Former Department of Social Security Secretary Finn Pratt told the royal commission into the failed scheme that such characterisations of public sector mistakes were usually correct.

"In my experience in the public service, it is almost always a stuff-up," Mr Pratt said on Thursday.

"I cannot think of any examples where a conspiracy has been concocted by people to do something deliberately."

He also rejected suggestions his deputy had deliberately kept legal advice from him that the scheme was not lawful in the form proposed.

"Why would she not tell me. What would be the motivation for not telling me," he said.

His comments followed Justice Bernard Murphy's 2021 Federal Court judgment which approved a $1.2 billion settlement for robodebt victims.

Justice Murphy described it as a shameful chapter in public administration with many people wrongly branded welfare cheats.

However, he was not convinced the federal government knew the scheme was unlawful from the start.

"I am reminded of the aphorism that, given a choice between a stuff-up and a conspiracy, one should usually choose a stuff-up," the judge said.

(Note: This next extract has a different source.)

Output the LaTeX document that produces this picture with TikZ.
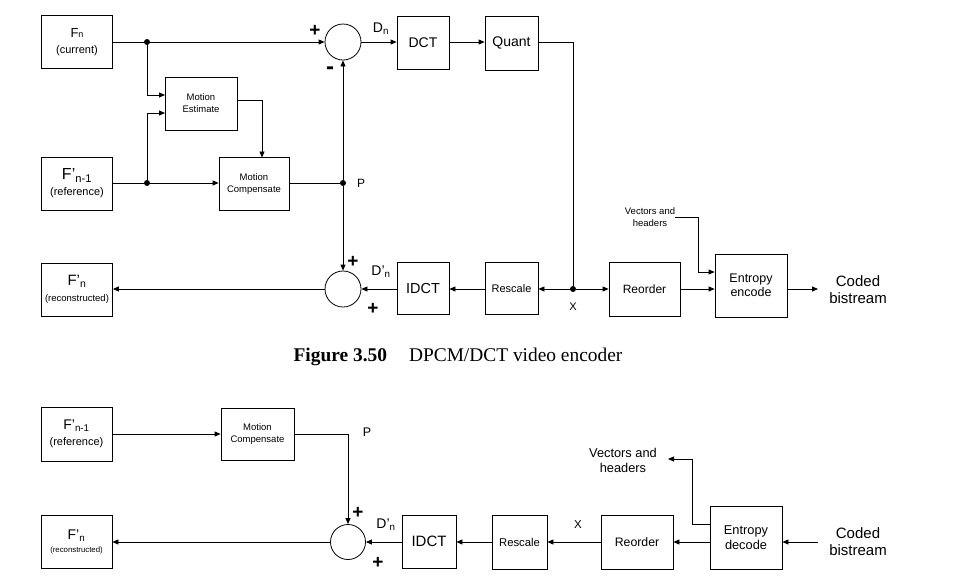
\documentclass[tikz,border=0pt]{standalone}
\usepackage{fontspec}
\setmainfont{Liberation Sans}
\newfontfamily\capfont{Liberation Serif}
\usetikzlibrary{arrows.meta}
\newcommand\fs[2]{\fontsize{#1}{#2}\selectfont}
\tikzset{
  blk/.style={draw, line width=0.8pt, align=center, inner sep=1pt},
  dot/.style={circle, fill, inner sep=0pt, minimum size=6pt},
  sumc/.style={draw, circle, line width=0.8pt, inner sep=0pt, minimum size=36pt},
  lbl/.style={inner sep=0pt, align=center},
  sgn/.style={inner sep=0pt, font=\fs{19}{19}\bfseries},
  arr/.style={-{Triangle[length=6pt,width=5pt]}, line width=0.8pt},
  ln/.style={line width=0.8pt}
}
\begin{document}
\begin{tikzpicture}[x=1pt,y=-1pt]
\useasboundingbox (0,0) rectangle (971,587);
% ---------------- encoder ----------------
\node[blk, minimum width=71pt, minimum height=53pt, font=\fs{11}{12}] (Fn) at (77,42) {\fs{13}{14}F{\fs{9}{9}n}\\[4pt](current)};
\node[blk, minimum width=71pt, minimum height=53pt, font=\fs{11}{12}] (Fnm1) at (77,183.5) {\fs{16}{15}F’\textsubscript{n-1}\\[4pt](reference)};
\node[blk, minimum width=71pt, minimum height=53pt, font=\fs{9.5}{10}] (Fr) at (77,289.5) {\fs{15}{13}F’\textsubscript{n}\\[6pt](reconstructed)};
\node[blk, minimum width=72pt, minimum height=53pt, font=\fs{9.5}{12}] (ME) at (201,103.5) {Motion\\Estimate};
\node[blk, minimum width=70pt, minimum height=53pt, font=\fs{9.5}{12}] (MC) at (254,184) {Motion\\Compensate};
\node[sumc] (s1) at (343,42) {};
\node[blk, minimum width=52pt, minimum height=53pt, font=\fs{14}{14}] (DCT) at (423,43) {DCT};
\node[blk, minimum width=53pt, minimum height=54pt, font=\fs{14}{14}] (Q) at (511.5,43) {Quant};
\node[dot] (j1) at (147,42) {};
\node[dot] (j2) at (147,183) {};
\node[dot] (P) at (343,183) {};
\node[dot] (X) at (573,289) {};
\node[sumc] (s2) at (343,289) {};
\node[blk, minimum width=52pt, minimum height=52pt, font=\fs{14.5}{14}] (IDCT) at (423,288.5) {IDCT};
\node[blk, minimum width=53pt, minimum height=52pt, font=\fs{11}{12}] (Rs) at (511.5,288.5) {Rescale};
\node[blk, minimum width=71pt, minimum height=54pt, font=\fs{12}{12}] (Ro) at (644.5,289.5) {Reorder};
\node[blk, minimum width=72pt, minimum height=63pt, font=\fs{12.5}{14}] (EE) at (751,285.5) {Entropy\\encode};
\node[lbl, font=\fs{15}{17}] (cb) at (858,290) {Coded\\bistream};
\node[lbl, font=\fs{9.5}{12}] (vh) at (650,217) {Vectors and\\headers};
\node[sgn] at (315,31) {+};
\node[sgn, font=\fs{24}{24}\bfseries] at (330,71) {-};
\node[lbl, font=\fs{14}{14}] at (381,29) {D\textsubscript{n}};
\node[lbl, font=\fs{12}{12}] at (361,183) {P};
\node[sgn] at (353,262) {+};
\node[sgn] at (373,309) {+};
\node[lbl, font=\fs{14}{14}] at (381,272) {D’\textsubscript{n}};
\node[lbl, font=\fs{11}{11}] at (573,307) {X};
\coordinate (me1) at (165,95);
\coordinate (me2) at (165,113);
\coordinate (meo) at (237,100);
\coordinate (mct) at (262,157.5);
\coordinate (vhc) at (698,272);
\coordinate (cbin) at (818,289);
\draw[arr] (Fn) -- (s1);
\draw[arr] (j1) |- (me1);
\draw[arr] (j2) |- (me2);
\draw[arr] (Fnm1.east |- j2) -- (MC.west |- j2);
\draw[arr] (meo) -| (mct);
\draw[ln] (MC.east |- P) -- (P);
\draw[arr] (P) -- (s1);
\draw[arr] (P) -- (s2);
\draw[arr] (s1) -- (s1 -| DCT.west);
\draw[arr] (DCT.east |- s1) -- (s1 -| Q.west);
\draw[ln] (Q.east |- s1) -| (X);
\draw[arr] (X) -- (X -| Rs.east);
\draw[arr] (X) -- (X -| Ro.west);
\draw[arr] (Rs.west |- X) -- (X -| IDCT.east);
\draw[arr] (IDCT.west |- X) -- (s2);
\draw[arr] (s2) -- (s2 -| Fr.east);
\draw[arr] (Ro.east |- X) -- (X -| EE.west);
\draw[arr] (vh.east) -| (vhc) -- (vhc -| EE.west);
\draw[arr] (EE.east |- X) -- (cbin);
% caption
\node[lbl, font=\capfont\fs{19.4}{19}] at (458,357) {\textbf{Figure 3.50}\hspace{22pt}DPCM/DCT video encoder};
% ---------------- decoder ----------------
\node[blk, minimum width=71pt, minimum height=54pt, font=\fs{11}{12}] (Fnm1b) at (76.5,434) {\fs{14}{14}F'\textsubscript{n-1}\\[4pt](reference)};
\node[blk, minimum width=73pt, minimum height=52pt, font=\fs{9.5}{12}] (MCb) at (257.5,434) {Motion\\Compensate};
\node[sumc, minimum size=35pt] (s3) at (348,542) {};
\node[blk, minimum width=71pt, minimum height=53pt, font=\fs{7.8}{8}] (Frb) at (76.5,541.5) {\fs{14}{12}F'\textsubscript{n}\\[5pt](reconstructed)};
\node[blk, minimum width=54pt, minimum height=53pt, font=\fs{15}{15}] (IDCTb) at (429,541.5) {IDCT};
\node[blk, minimum width=55pt, minimum height=54pt, font=\fs{11.3}{12}] (Rsb) at (519.5,542) {Rescale};
\node[blk, minimum width=72pt, minimum height=54pt, font=\fs{12.3}{12}] (Rob) at (637,542) {Reorder};
\node[blk, minimum width=72pt, minimum height=63pt, font=\fs{12.8}{15}] (EDb) at (746,537.5) {Entropy\\decode};
\node[lbl, font=\fs{15}{17}] (cbb) at (858,542) {Coded\\bistream};
\node[lbl, font=\fs{12.8}{15}] (vhb) at (623,460) {Vectors and\\headers};
\node[lbl, font=\fs{12.5}{12}] at (367,432) {P};
\node[lbl, font=\fs{11.5}{11}] at (578,525) {X};
\node[sgn] at (358,513) {+};
\node[sgn] at (378,563) {+};
\node[lbl, font=\fs{14}{14}] at (386,525) {D'\textsubscript{n}};
\coordinate (cbin2) at (818,542);
\coordinate (edo) at (746,524);
\coordinate (vc2) at (692,459);
\coordinate (vha) at (668,459);
\draw[arr] (Fnm1b) -- (MCb);
\draw[arr] (MCb) -| (s3);
\draw[arr] (cbin2) -- (cbin2 -| EDb.east);
\draw[arr] (EDb.west |- edo) -| (vc2) -- (vha);
\draw[arr] (EDb.west |- Rob) -- (Rob);
\draw[arr] (Rob) -- (Rsb);
\draw[arr] (Rsb) -- (IDCTb.east |- Rsb);
\draw[arr] (IDCTb.west |- s3) -- (s3);
\draw[arr] (s3) -- (s3 -| Frb.east);
\end{tikzpicture}
\end{document}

Mr Pratt told the commission he had read Justice Murphy's judgment in the last month in preparing to give evidence and also remembered the media reports at the time.

"I thought his analysis with respect to his honour was spot on," Mr Pratt said.

However, when asked by Commissioner Catherine Holmes if there had been a conspiracy to conceal a stuff-up, Mr Pratt conceded bureaucracies could be good at trying to minimise the damage from adverse reports.

"But ultimately, it is actually really a requirement for the bureaucracy to answer the question and to give the right information," he said.

Robodebt was initiated under the former Liberal-National government and falsely accused welfare recipients of owing money.

Automated debt notices were issued by a process called income averaging, which compared people's reported income with tax office figures.

The commission is investigating how the scheme, which operated between 2015 and 2020, went ahead despite government departments knowing the debt calculation method was unlawful and would have required legislative change.

Hundreds of thousands of Australians were sent debt notices under the scheme, which recovered more than $750 million before it stopped operating.

Mr Pratt told the commission he did not recall having any conversations about the legality of the scheme in the year after its introduction.

But he conceded he had responded to a report on its operations by the commonwealth ombudsman in 2017 that it was operating in accordance with legislative requirements.

Mr Pratt said he suspected he gave "relatively little attention" to the ombudsman's findings, not out of a lack of interest but because the implications for DSS were "innocuous".

"I don't wish to diminish the significance of what happened with the robodebt program and the tragic consequences of it," he said.

"I seriously do not."

Mr Pratt told the commission that when the problems related to robodebt were getting significant media and Senate attention, it was not a major issue in his world.

"This was one headache which wasn't my headache," he said.